Memory and number of cores

This page contains info about special features related to the Gaussian install made on Stallo, but also general issues related to Gaussian only vaguely documented elsewhere.

Choosing the right version

To see which versions of Gaussien are available, use:

$ module avail Gaussian/

To load a specific version of Gaussian, use for instance:

$ module load Gaussian/g16_B.01

Gaussian over Infiniband

First note that the Gaussian installation on Stallo is the Linda parallel version, so it scales somewhat initially. On top of this, Gaussian is installed with a little trick, where the loading of the executable is intercepted before launched, and an alternative socket library is loaded. This enables the running Gaussian natively on the Infiniband network giving us two advantages:

  • The parallel fraction of the code scales to more cores.
  • The shared memory performance is significantly enhanced (small scale performance).

But since we do this trick, we are greatly depending on altering the specific node address into the input file: To run gaussian in parallel requires the additional keywords %LindaWorkers and %NProcshared in the Link 0 part of the input file. This is taken care of by a wrapper script around the original binary in each individual version folder. This is also commented in the job script example. Please use our example when when submitting jobs.

We have also taken care of the rsh/ssh setup in our installation procedure, to avoid .tsnet.config dependency for users.

Parallel scaling

Gaussian is a rather large program system with a range of different binaries, and users need to verify whether the functionality they use is parallelized and how it scales.

Due to the preload Infiniband trick, we have a somewhat more generous policy when it comes to allocating cores/nodes to Gaussian jobs but before computing a table of different functionals and molecules, we strongly advice users to first study the scaling of the code for a representative system.

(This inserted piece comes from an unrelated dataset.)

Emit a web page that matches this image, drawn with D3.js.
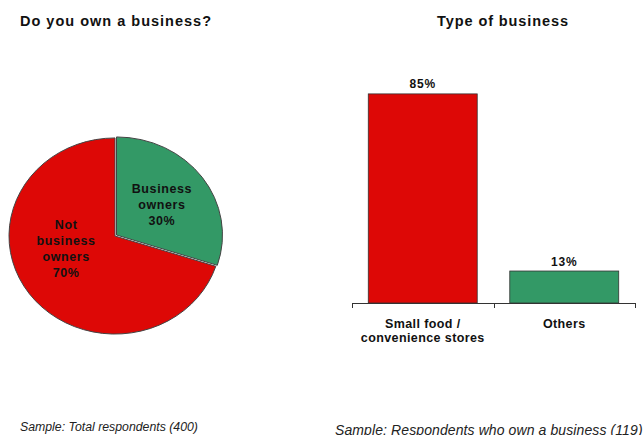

Please do not reuse scripts inherited from others without studying the performance and scaling of your job. If you need assistance with this, please contact the user support.

We do advice people to use up to 256 cores (--tasks). We have observed acceptable scaling of the current Gaussian install beyond 16 nodes for the jobs that do scale outside of one node (i.e. the binaries in the $gXXroot/linda-exe folder). Linda networking overhead seems to hit hard around this amount of cores, causing us to be somewhat reluctant to advice going beyond 256 cores.

Since we have two different architectures with two different core counts on Stallo, the --exclusive flag is important to ensure that the distribution of jobs across the whole system are done in a rather flexible and painless way.

Memory allocation

Gaussian takes care of memory allocation internally.

That means that if the submitted job needs more memory per core than what is in average available on the node, it will automatically scale down the number of cores to mirror the need. This also means that you always should ask for full nodes when submitting Gaussian jobs on Stallo! This is taken care of by the --exclusive flag and commented in the job script example.

The %mem allocation of memory in the Gaussian input file means two things:

  • In general it means memory/node – for share between nprocshared, and additional to the memory allocated per process. This is also documented by Gaussian.
  • For the main process/node it also represents the network buffer allocated by Linda since the main Gaussian process takes a part and Linda communication process takes a part equally sized – thus you should never ask for more than half of the physical memory on the nodes, unless they have swap space available - which you never should assume. The general %mem limit will always be half of the physical memory pool given in MB instead of GB - 16000MB instead of 16GB since this leaves a small part for the system. That is why we would actually advise to use 15GB as maximum %mem size.

Large temporary outputs on Stallo

As commented here Storage and backup there is an issue related to very large temporary files on Stallo. Please read up on it at act accordingly. This issue is also commented in the job script example.